Cover detail of Breathless by Amy McCulloch

Breathless by Amy McCulloch

I do promise normal service will be resumed next week on the blog. We've been having a wonderful time celebrating a number of important birthdays and events. We've got another birthday this week which is a proper gathering of the clan and friends. On another note, I am banning any further illness from our house this year. We've been hit with a triple whammy of illness and are now doing a lot better.

Read my review of The Dark by Emma Haughton

In other news, our village book group turns 1 in March. I have started my January big book readathon with @fictionaddictionangela over on Instagram.

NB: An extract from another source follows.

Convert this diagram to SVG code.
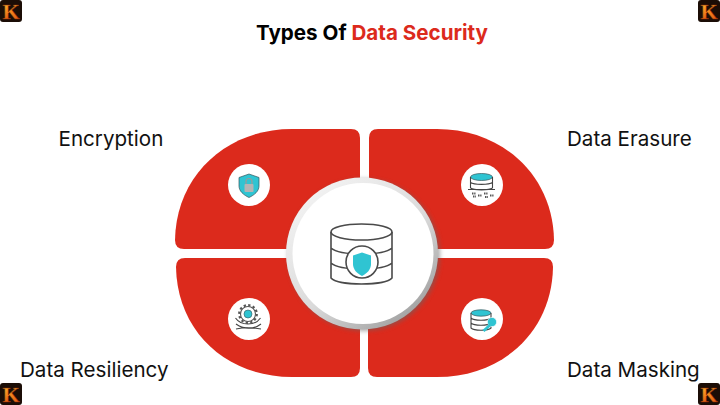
<svg xmlns="http://www.w3.org/2000/svg" xmlns:xlink="http://www.w3.org/1999/xlink" width="720" height="405" viewBox="0 0 720 405">
<style>
.lbl{font-family:Inter,"Liberation Sans",sans-serif;font-size:20.6px;fill:#111}
.ttl{font-family:Inter,"Liberation Sans",sans-serif;font-size:20.6px;font-weight:700}
.q{fill:#dc2a1c}
.disc{fill:#fff}
.ln{fill:none;stroke:#444;stroke-width:1.1}
.thick{fill:none;stroke:#4a4a4a;stroke-width:1.6}
.cy{fill:#2fc4d2;stroke:#35565c;stroke-width:.7}
.kk{font-family:"Liberation Serif",serif;font-size:22px;font-weight:700;fill:url(#fire);stroke:#7a2406;stroke-width:.4;text-anchor:middle}
</style>
<defs>
<linearGradient id="fire" x1="0" y1="0" x2="0" y2="1"><stop offset="0" stop-color="#ffc23a"/><stop offset="0.5" stop-color="#f58a1e"/><stop offset="1" stop-color="#d9480f"/></linearGradient>
<linearGradient id="ring" x1="0.2" y1="0.1" x2="0.85" y2="0.9"><stop offset="0" stop-color="#f1f1f1"/><stop offset="0.55" stop-color="#dadada"/><stop offset="1" stop-color="#a2a2a2"/></linearGradient>
<filter id="sh" x="-20%" y="-20%" width="140%" height="140%"><feGaussianBlur stdDeviation="2"/></filter>
<g id="logo"><rect width="22" height="22" rx="3" fill="#1b0d06"/><text class="kk" x="11" y="18.500">K</text></g>
</defs>
<rect width="720" height="405" fill="#fff"/>
<g id="logos">
<use xlink:href="#logo" x="0" y="0"/><use xlink:href="#logo" x="698" y="0"/><use xlink:href="#logo" x="0" y="383"/><use xlink:href="#logo" x="698" y="383"/>
</g>
<g id="title"><text class="ttl" x="256" y="40">Types Of <tspan fill="#dc2a1c">Data Security</tspan></text></g>
<g id="connectors"></g>
<g id="node-encryption">
<path class="q" d="M184 249Q175 249 175 240C176 176 226 129 292 129L351 129Q360 129 360 138L360 249Z"/>
<circle class="disc" cx="249" cy="185" r="21"/>
<path class="cy" d="M249 174L259 177.500V186C259 191 254.500 195 249 197.500C243.500 195 239 191 239 186V177.500Z"/>
<rect x="244.500" y="184" width="9" height="8" rx="1" fill="#b4b4b4"/>
<path d="M246 184V181.500A3 3 0 0 1 252 181.500V184" fill="none" stroke="#9a9a9a" stroke-width="1.200"/>
<text class="lbl" x="58.500" y="146">Encryption</text>
</g>
<g id="node-erasure">
<path class="q" d="M545 249Q554 249 554 240C553 176 503 129 437 129L378 129Q369 129 369 138L369 249Z"/>
<circle class="disc" cx="482" cy="185" r="21"/>
<ellipse cx="481.500" cy="177" rx="11" ry="3.500" fill="#2fc4d2" stroke="#35565c" stroke-width=".7"/>
<path class="ln" d="M470.500 177V188M492.500 177V188M470.500 182.500C474 185 489 185 492.500 182.500M470.500 188C474 190.500 489 190.500 492.500 188M468 189.500H495" stroke-width=".8"/>
<path d="M472 193.500h3.500M478 195.500h3.500M484 193.500h3.500M490 195.500h3.500M473 196.500h3M485 197h3" fill="none" stroke="#555" stroke-width="2" stroke-dasharray="1.500 .7"/>
<text class="lbl" x="567" y="146">Data Erasure</text>
</g>
<g id="node-resiliency">
<path class="q" d="M185 258Q176 258 176 267C177 331 226 377 292 377L351 377Q360 377 360 368L360 258Z"/>
<circle class="disc" cx="249" cy="319" r="21"/>
<circle cx="248" cy="314" r="7.500" fill="#fff" stroke="#555" stroke-width="1.100"/>
<circle cx="248" cy="314" r="8.800" fill="none" stroke="#555" stroke-width="2.200" stroke-dasharray="2.300 2.300"/>
<circle cx="248" cy="314" r="4" fill="#2fc4d2" stroke="#35565c" stroke-width=".6"/>
<path class="ln" d="M235.500 318C241 326 255 326 260.500 318M236 324C243 329.500 254 329.500 261 324M236 329C243 327.500 253 327.500 261 329" stroke-width=".9"/>
<text class="lbl" x="20" y="377">Data Resiliency</text>
</g>
<g id="node-masking">
<path class="q" d="M544 258Q553 258 553 267C552 331 503 377 437 377L377 377Q368 377 368 368L368 258Z"/>
<circle class="disc" cx="482" cy="319" r="21"/>
<ellipse cx="481" cy="313" rx="10" ry="3.200" fill="#2fc4d2" stroke="#35565c" stroke-width=".7"/>
<path class="ln" d="M471 313V328C474 331 488 331 491 328V313M471 318C474 321 488 321 491 318M471 323C474 326 488 326 491 323" stroke-width=".9"/>
<circle cx="492" cy="322" r="4.600" fill="#2fc4d2" stroke="#fff" stroke-width=".6"/>
<path d="M490 325L483.500 331" fill="none" stroke="#2fc4d2" stroke-width="2.800"/>
<text class="lbl" x="567" y="377">Data Masking</text>
</g>
<g id="node-center">
<circle cx="364" cy="255" r="76" fill="#666" opacity=".55" filter="url(#sh)"/>
<circle cx="362" cy="253.500" r="76" fill="url(#ring)"/>
<circle cx="363" cy="253.500" r="70.500" fill="#fff"/>
<ellipse class="thick" cx="361.500" cy="232" rx="30.500" ry="8"/>
<path class="thick" d="M331 232V278C338 286 385 286 392 278V232M331 248C340 256 383 256 392 248M331 263C340 271 383 271 392 263"/>
<circle cx="362" cy="262" r="16" fill="#fff" stroke="#4a4a4a" stroke-width="1.600"/>
<path d="M362 252.500L371 255.500V264C371 269.500 367 273.500 362 276C357 273.500 353 269.500 353 264V255.500Z" fill="#2fc4d2"/>
</g>
</svg>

We are reading Les Miserables together, and I am strongly resisting the urge to break into song all the time. No-one needs to hear my version of 'I Dreamed a Dream'.

Today, I have a cracking thriller for you set in the world of mountaineering. I loved this.

The Plot

Six Strangers, One Killer
Journalist Cecily Wong is offered the chance of a lifetime to join an elite team on one of the world's tallest mountains. But from the start, things fall apart.
An unexplained theft
A horrible accident.
A terrifying note:
There's a murderer on the mountain.
Six Strangers set out.
How many will return?

My Thoughts

This was a discovery through Waterstones as it was their Thriller Book of the Month. It's a cracking page-turner, thrilling and moving the action to a deadly mountain. Cecily Wong is a journalist invited on an expedition to summit Manaslu by enigmatic Charles McVeigh.

Charles, not only is a world-leading Alpinist, climbing without supplementary oxygen, but has also rescued a number of climbers from near death on mountains round the world. Cecily just needs to summit the mountain, in order to be granted an exclusive interview with the man himself. It's cost her everything - her relationship, her flat and she has invested all the money in the venture. And then things go wrong, very wrong.

The writing reflects the growing anxiety of Cecily, the oppressiveness of the mountain and the nearness of death. Death is round the corner at every turn, everything on the mountain is designed to make you make bad choices. Routines are instilled because one small, seemingly tiny error could lead to certain death. Dropping your glove on the ground to stretch your fingers, could lead to it being blown off the mountain, leading to frostbite.

Amy McCullough has drawn on her own mountaineering experience and it tells, although I do hope she has a less eventful summit than features in this book. It's fascinating.

This is an excellent thriller, a real page-turner about the brutality of nature. The novel leaves you breathless with a racing pulse.